One of my top 3 in Scotland
Had the pleasure if playing Cruden Bay in the company of a local Doctor and a friend of his visiting from the States. A very pleasant afternoon spent on a beautiful links golf course. The course opens up with the first few holes up on the plateau heading towards town before turning into the dunes. This is links golf at its best, holes winding through the tall dunes, you feel like you're routed by thousands of years of erosion, not Old Tom Morris' design. Do not hesitate, you must absolutely play this golf course!

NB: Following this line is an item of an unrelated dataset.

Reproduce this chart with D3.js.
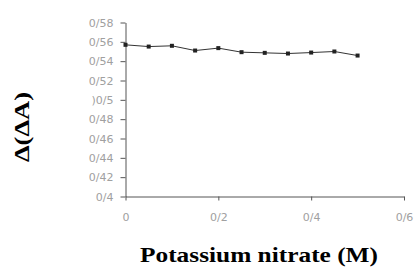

Sometimes the history on a piece of land is so profound, that its ancient cries of glory or anguish continue to resound
Sometimes the history on a piece of land is so profound, that its ancient cries of glory or anguish continue to resound. Such were my sensibilities touched at Cruden Bay. By golf standards, the course has been here a long time (dating back to the original Old Tom Morris design of 1899, but some evidence exists that golf was played across these links even centuries before that) and has been updated and remodeled accordingly. The land is sweeping and marked by massive sand dunes, some three-stories high, hard on Cruden Bay with the course settling among it’s surroundings, rather than in contrast to it. Over 1,000 years before, this was the site of the one of the most significant and ferocious battles of the era known variously as the “Battle of the Danes,” or depending upon your perspective, the “Slaughter of the Danes.” This much is fact, the battle raged for days with the Scots emerging victorious, yet they so much respected the courage of their adversaries that it is said they built a chapel on the site to commemorate them (no trace exists today). Among the places that the past and present meet at Cruden Bay is the par 5, 6th hole, measuring 529 yards. The perched green is reachable in two, but an effort that comes up short will tumble down into the “Bluidy Burn (Bloody Burn)” for it ran red with the blood of the fallen for days during and after the battle and still to this day marks the end of glory unfulfilled.